Switching (manually) stacks between machine&user mode would help for now.

My concern was about the security between user and machine modes because they work on the same memory (stack) as default, the remaining values from the machine-mode execution in the user-mode stack can be used for information leak. The developers must be careful about it.

Ok, we will take care of it.

Thank you.

Kind Regards.
Murat | ZAYA

“Stack” is not even a concept in the base RISC-V instruction set and hardware. There is no stack pointer, no stack instructions, no push. no pop.

Anything that labels, for example, x2, as “Stack Pointer” is just a convention (though a very common one) in some software or operating environment. Any other register (except x0 of course) works exactly as well as a stack pointer.

But as far as the hardware is concerned, there is no user mode stack pointer or machine mode stack pointer. The hardware doesn’t have that concept, and so privilege level changes can’t and don’t do anything with it.

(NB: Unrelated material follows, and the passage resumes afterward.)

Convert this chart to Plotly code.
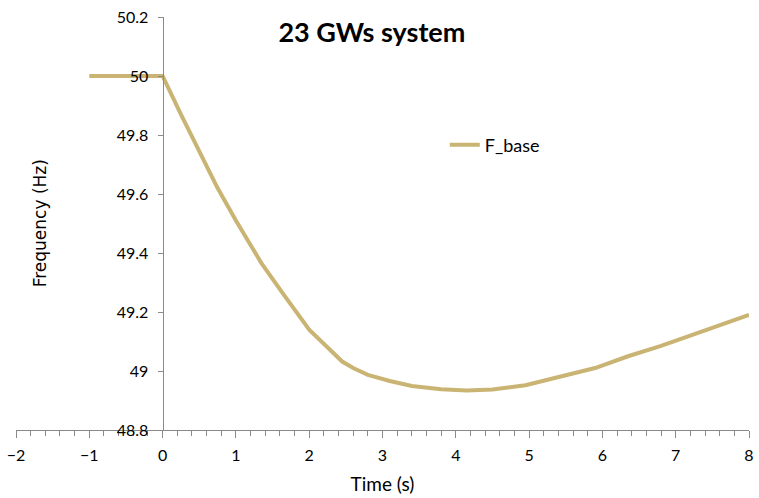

If machine mode software wants to use a stack then it makes sense for it to install its own stack pointer into a register (e.g. x2) at entry, whether from a fixed location in RAM or from the mscratch CSR or whatever. It’s actually irrelevant whether the user mode software is using that register as a stack pointer.

If you care about security between the user mode and machine mode software then, yes, the machine mode should have its own stack area. If the same people write both the user mode and machine mode software and take appropriate care then both can use the same stack. It’s up to you to decide.